The Independent National Electoral Commission (INEC) has blamed the increase in the rate of inconclusive elections witnessed in the country on disruptions by the political class who most times used every means necessary including bribery, violence or intimidation to ensure victory in an election.

INEC Chairman, Mahmud Yakubu made this known in Abuja at a Civil Society/ Stakeholders roundtable meeting, organised by the Independent Service Delivery Monitoring Group (ISMG) with the theme ‘Inconclusive Elections: The Facts and The Myths’.
Yakubu who was represented by the Director, Voter Education, Mr. Oluwole Osaze-Uzzy explained that an inconclusive election occurs when after polls; no candidate meets the condition precedent for the declaration of a winner of the election.

He stated that though the Commission didn’t want the stigma of being referred to as an Inconclusive National Electoral Commission, but stressed that the commission would be subverting the law ‎if it keeps on declaring or acts in haste to declare elections concluded.

According to him, “for as long as the law remains as it is, and for as long as our elections remain competitive where every vote counts and every vote is counted, successful candidates will most likely only win marginally.”

Yakubu added that, “for this reason, disruptions by way of violence, intimidation and bribery of poll officials and voters, the spectre of inconclusive elections are likely to hang over our process. Where there are no such disruptions or distortions by the political class, inconclusive elections will all but be eliminated, save for elections into the office of Governor or President where no candidate meets the constitutional criteria or in cases of natural disaster or other emergency.”

He emphasised that a candidate must satisfy all conditions stipulated by law before he could be declared a winner, noting that he or she must satisfy all legal requirements; score the majority of lawful votes cast at the election in which all eligible voters have been given the opportunity to exercise their franchise and, for executive positions, the stipulated spread in the constituency.

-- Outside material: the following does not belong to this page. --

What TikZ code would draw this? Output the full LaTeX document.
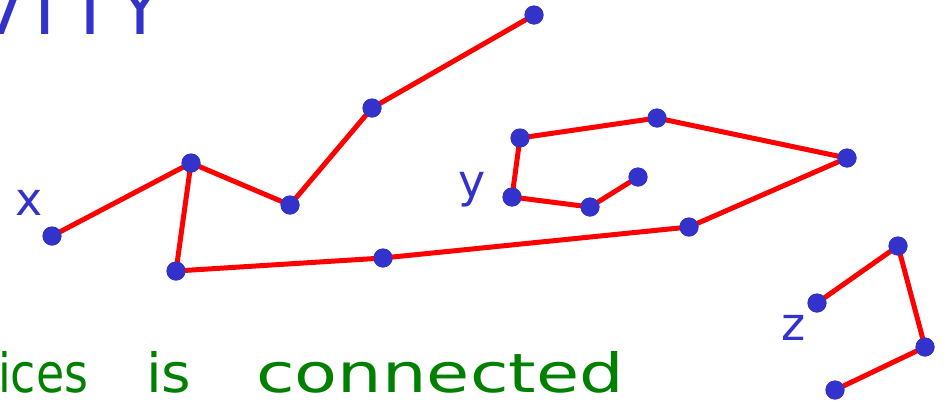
\documentclass[tikz,border=0pt]{standalone}
\usepackage{fontspec}
\setmainfont{DejaVu Sans}
\definecolor{inkblue}{RGB}{51,51,204}
\definecolor{inkred}{RGB}{255,0,0}
\definecolor{inkgreen}{RGB}{0,128,0}
\tikzset{
  vtx/.style={circle,fill=inkblue,inner sep=0pt,minimum size=19pt},
  edge/.style={draw=inkred,line width=5pt,line cap=round},
  lbl/.style={text=inkblue,font=\fontsize{46}{50}\selectfont,inner sep=0pt},
  title/.style={text=inkblue,font=\fontsize{72}{76}\selectfont,inner sep=0pt,anchor=base},
  sentence/.style={text=inkgreen,font=\fontsize{54}{58}\selectfont,inner sep=0pt,anchor=base west}
}
\begin{document}
\begin{tikzpicture}[x=1pt,y=-1pt]
\useasboundingbox (0,0) rectangle (945,408);
\clip (0,0) rectangle (945,408);
% partial title
\node[title] (t1) at (0,34) {V};
\node[title] (t2) at (45,34) {I};
\node[title] (t3) at (90,34) {T};
\node[title] (t4) at (140,34) {Y};
% sentence
\node[sentence,xscale=0.85] (s1) at (-2,392) {ices};
\node[sentence,xscale=1.05] (s2) at (146,392) {is};
\node[sentence,xscale=1.3] (s3) at (256,392) {connected};
% labels
\node[lbl] (lx) at (29,203) {x};
\node[lbl] (ly) at (472,190) {y};
\node[lbl] (lz) at (794,328) {z};
% vertices
\node[vtx] (A) at (52,236) {};
\node[vtx] (B) at (191,163) {};
\node[vtx] (C) at (290,205) {};
\node[vtx] (D) at (372,108) {};
\node[vtx] (E) at (534,15) {};
\node[vtx] (F) at (176,271) {};
\node[vtx] (G) at (383,258) {};
\node[vtx] (H) at (689,227) {};
\node[vtx] (I) at (847,158) {};
\node[vtx] (J) at (657,118) {};
\node[vtx] (K) at (520,138) {};
\node[vtx] (L) at (512,197) {};
\node[vtx] (M) at (590,207) {};
\node[vtx] (N) at (638,177) {};
\node[vtx] (P) at (817,303) {};
\node[vtx] (Q) at (898,246) {};
\node[vtx] (R) at (925,347) {};
\node[vtx] (S) at (835,390) {};
% edges
\draw[edge] (A.center) -- (B.center) -- (C.center) -- (D.center) -- (E.center);
\draw[edge] (B.center) -- (F.center) -- (G.center) -- (H.center) -- (I.center) -- (J.center) -- (K.center) -- (L.center) -- (M.center) -- (N.center);
\draw[edge] (P.center) -- (Q.center) -- (R.center) -- (S.center);
% redraw dots on top of the edges
\foreach \v in {A,B,C,D,E,F,G,H,I,J,K,L,M,N,P,Q,R,S}
  \fill[inkblue] (\v) circle (9.5pt);
\end{tikzpicture}
\end{document}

“Doing otherwise will amount to a breach of the constitution, the Electoral Act and the fundamentals of our democratic ethos. It will also be tantamount to encouraging or rewarding violence and malpractices. It could mean returning people as winners who have not scored the majority of lawful votes at the elections.

“It would make matters worse for us, politicians will just go ahead, secure their strongholds and disrupt where they are weak, especially in those constituencies of either in their ward, all those federal constituencies that have two or more local governments, make sure everything is perfect here and make sure there is no election anywhere else‎, whereby some people will be happy,” the INEC boss said.

He also clarified that inconclusive elections did not start with the present administration, adding that in 1979 the Unity Party of Nigeria (UPN) argument in the court challenging the presidential election – Awolowo V. Shagari, was based on inconclusive election; Rivers State Governorship election in 1999, Imo Governorship Election in 2011, Anambra Governorship Election in 2014, and Taraba, Imo, Kogi and Bayelsa Governorship Elections in 2015.

Earlier, the Executive Secretary of ISDMG, Dr. Chima Amadi said the logistical issues facing INEC could be taken care of administratively, but said, “when you have unleashing of violence, killing people, abducting people, stealing materials, these are not things that we should encourage, these are not practices that we should rewarded by declaring the result and declaring them winner, so they go and represent us when they have not really passed the process of representing us; we shouldn’t condone some of these things.”

He therefore urged INEC to make sure that some of these lapses in terms of deployment of materials arriving on time should be reduced to the barest minimum.